I try to say this anytime it comes up: If you’re reading this and you or someone you love is struggling with PTSD, reach out to someone for help and keep reaching until the help arrives. And drop me a note through my website if any of my experience with it can help.
Tell us a little about your writing process. How do you get started? Are you a pantser or a planner? Do you have a particular location where you prefer to write?
Usually, I try to get my words first thing in the day so that they’re done. Otherwise, resistance builds and other things start looking more exciting—like dishes and organizing my paperclip collection and weighing the cat. Back when I had a day job, “first thing” was around three a.m. These days, with me working from home and Daddying, I don’t sit down until closer to eight a.m. after the kids have gone to school. And now, exercise has trumped writing as my “first thing.” I used to use a stationary bike, but I’ve shifted to walking. That external stimuli helps get my brain going and it’s easier on my knees.
I can write anywhere as long as I am not around people I would rather spend time with (as opposed to the ones in my head). And I especially don’t tend to write well around other writers. If I’m with writers, I will want to talk about writing rather than write. So if I really want to find words, I don’t do writing dates or retreats, typically. If I have my backpack and my headphones and my laptop, I can find my words. I enjoy writing in diners and bars to mix things up or if I’m on the road. But when I’m at home, I write in the Den of Ken, a room full of books and treasures I’ve picked up along the way. The one thing I need is music. And if I’m stuck, then I need Simon and Garfunkel. Or some protein.

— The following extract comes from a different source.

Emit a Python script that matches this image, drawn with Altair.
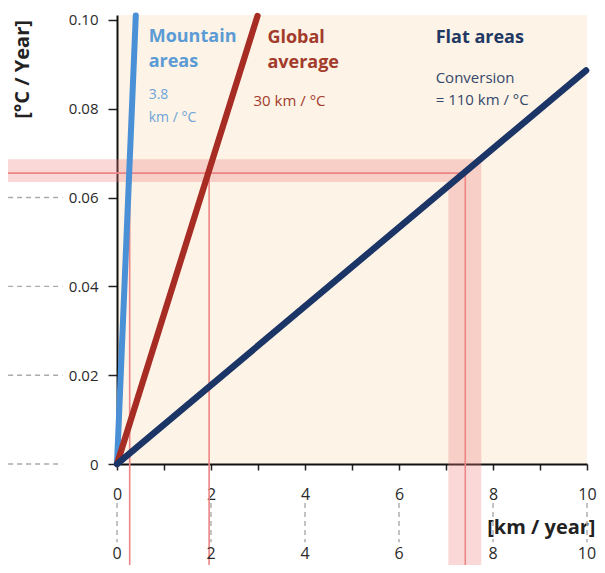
import altair as alt
import pandas as pd

# ---- data ----
series = ["Mountain areas", "Global average", "Flat areas"]
series_colors = ["#4a90d6", "#a62c24", "#1b3566"]
series_widths = [6, 6.5, 8]
mountain_x = [0, 0.40]
mountain_y = [0, 0.101]
global_x = [0, 2.99]
global_y = [0, 0.1009]
flat_x = [0, 9.98]
flat_y = [0, 0.0886]

x_ticks = [0, 1, 2, 3, 4, 5, 6, 7, 8, 9, 10]
x_label_values = [0, 2, 4, 6, 8, 10]
y_ticks = [0, 0.02, 0.04, 0.06, 0.08, 0.10]
left_dash_values = [0, 0.02, 0.04, 0.06]

# highlighted reading (red band) values
band_y = [0.0635, 0.0686]
band_line_y = 0.0655
band_x_end = 7.75
vband_x = [7.05, 7.75]
vline_x = [0.27, 1.96, 7.41]

# annotation texts
ann_text = ["Mountain", "areas", "3.8", "km / °C",
            "Global", "average", "30 km / °C",
            "Flat areas", "Conversion", "= 110 km / °C"]
ann_x = [0.674, 0.674, 0.674, 0.674, 3.2, 3.2, 2.905, 6.78, 6.78, 6.78]
ann_y = [0.0951, 0.0895, 0.0821, 0.0771, 0.0948, 0.0892, 0.0807, 0.0948, 0.0859, 0.0809]
ann_color = ["#5b9bd5", "#5b9bd5", "#6fa3d8", "#6fa3d8",
             "#a23b2b", "#a23b2b", "#a23b2b",
             "#1f3864", "#34486b", "#34486b"]
ann_size = [18, 18, 14, 14, 18, 18, 15, 18, 15, 15]
ann_weight = ["bold", "bold", "normal", "normal", "bold", "bold", "normal", "bold", "normal", "normal"]

FONT = "Open Sans"

xs = alt.Scale(domain=[0, 10], nice=False, zero=False)
ys = alt.Scale(domain=[0, 0.1011], nice=False, zero=False)

xaxis = alt.Axis(values=x_ticks, labelExpr="datum.value % 2 == 0 ? datum.label : ''",
                 grid=False, domainColor="#111", domainWidth=2, tickColor="#222",
                 tickWidth=1.5, tickSize=6, labelFontSize=16, labelColor="#2a2a2a",
                 labelPadding=16, labelFont=FONT, labelFlush=False, title="[km / year]",
                 titleFont=FONT, titleFontSize=20, titleFontWeight="bold",
                 titleColor="#222", titleAlign="right", titleBaseline="alphabetic",
                 titleX=478, titleY=69, titleAngle=0)
yaxis = alt.Axis(values=y_ticks,
                 labelExpr="datum.value == 0 ? '0' : format(datum.value, '.2f')",
                 grid=False, domainColor="#111", domainWidth=2, tickColor="#222",
                 tickWidth=1.5, tickSize=9, labelFontSize=15, labelColor="#2a2a2a",
                 labelPadding=10, labelFont=FONT, labelFlush=False, title="[°C / Year]",
                 titleFont=FONT, titleFontSize=20, titleFontWeight="bold",
                 titleColor="#222", titleAngle=270, titleAlign="center",
                 titleBaseline="middle", titleX=-95, titleY=54)

X = lambda f="x": alt.X(f + ":Q", scale=xs, axis=xaxis)
Y = lambda f="y": alt.Y(f + ":Q", scale=ys, axis=yaxis)

# bands
hband = pd.DataFrame({"x": [-2.7], "x2": [band_x_end], "y": [band_y[0]], "y2": [band_y[1]]})
vband = pd.DataFrame({"x": [vband_x[0]], "x2": [vband_x[1]], "y": [-0.03], "y2": [band_y[0]]})
bands = alt.Chart(pd.concat([hband, vband])).mark_rect(
    color="#f07f7f", opacity=0.3, clip=False
).encode(x=X(), x2="x2:Q", y=Y(), y2="y2:Q")

hline = pd.DataFrame({"x": [-2.7], "x2": [vline_x[2]], "y": [band_line_y], "y2": [band_line_y]})
vlines = pd.DataFrame({"x": vline_x, "x2": vline_x, "y": [-0.03] * 3, "y2": [band_line_y] * 3})
redlines = alt.Chart(pd.concat([hline, vlines])).mark_rule(
    color="#ec8585", strokeWidth=1.6, clip=False
).encode(x=X(), x2="x2:Q", y=Y(), y2="y2:Q")

# gray dashed guides
ldash = pd.DataFrame({"x": [-2.7] * len(left_dash_values), "x2": [-1.16] * len(left_dash_values),
                      "y": left_dash_values, "y2": left_dash_values})
bdash1 = pd.DataFrame({"x": x_label_values, "x2": x_label_values,
                       "y": [-0.0088] * 6, "y2": [-0.0176] * 6})
bdash2 = pd.DataFrame({"x": x_label_values, "x2": x_label_values,
                       "y": [-0.0228] * 6, "y2": [-0.03] * 6})
dashes = alt.Chart(pd.concat([ldash, bdash1, bdash2])).mark_rule(
    color="#aaaaaa", strokeWidth=1.4, strokeDash=[5, 4], clip=False
).encode(x=X(), x2="x2:Q", y=Y(), y2="y2:Q")

# second row of x labels
row2 = pd.DataFrame({"x": x_label_values, "y": [-0.0202] * 6, "t": [str(v) for v in x_label_values]})
row2_text = alt.Chart(row2).mark_text(
    font=FONT, fontSize=16, color="#2a2a2a", baseline="middle", align="center", clip=False
).encode(x=X(), y=Y(), text="t:N")

# data lines
lines_df = pd.DataFrame({
    "series": [series[0]] * 2 + [series[1]] * 2 + [series[2]] * 2,
    "x": mountain_x + global_x + flat_x,
    "y": mountain_y + global_y + flat_y,
})
lines = alt.Chart(lines_df).mark_line(strokeCap="round", clip=False).encode(
    x=X(), y=Y(),
    color=alt.Color("series:N", scale=alt.Scale(domain=series, range=series_colors), legend=None),
    strokeWidth=alt.StrokeWidth("series:N", scale=alt.Scale(domain=series, range=series_widths), legend=None),
    order=alt.Order("x:Q"),
)

ann = pd.DataFrame({"t": ann_text, "x": ann_x, "y": ann_y, "c": ann_color,
                    "s": ann_size, "w": ann_weight})
ann_bold = alt.Chart(ann[ann.w == "bold"]).mark_text(
    font=FONT, fontWeight="bold", align="left", baseline="alphabetic", clip=False
).encode(x=X(), y=Y(), text="t:N", color=alt.Color("c:N", scale=None),
         size=alt.Size("s:Q", scale=None))
ann_reg = alt.Chart(ann[ann.w == "normal"]).mark_text(
    font=FONT, align="left", baseline="alphabetic", clip=False
).encode(x=X(), y=Y(), text="t:N", color=alt.Color("c:N", scale=None),
         size=alt.Size("s:Q", scale=None))

chart = alt.layer(bands, redlines, dashes, row2_text, lines, ann_bold, ann_reg).properties(
    width=470, height=449,
    autosize=alt.AutoSizeParams(type="none"),
    padding={"left": 109, "top": 7, "right": 10, "bottom": 101},
    background="white",
).configure_view(stroke=None, fill="#fdf3e6")

chart.save("out.html", embed_options={"renderer": "svg", "actions": False})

I try to be heuristic in my process, letting it evolve and adapt as I go. And I’m a hybrid—I do a little planning and a little pantsing, using three-act structure and some other tricks to shape the story’s bones before laying on meat and muscle. I tend to write . . . then sit and think between the acts . . . then write some more. And I tend to plan my short stories out more than my novels, but I think that’s because I have more experience with short stories and the moving parts come together faster for me. I’m hoping that as I become more aware of exactly how I write novels, I will develop more planning skills for them. And of course, now that I’m learning to write without the PTSD monkeys screaming in my ear, there’s no telling what new tricks I might pick up as I get back to work.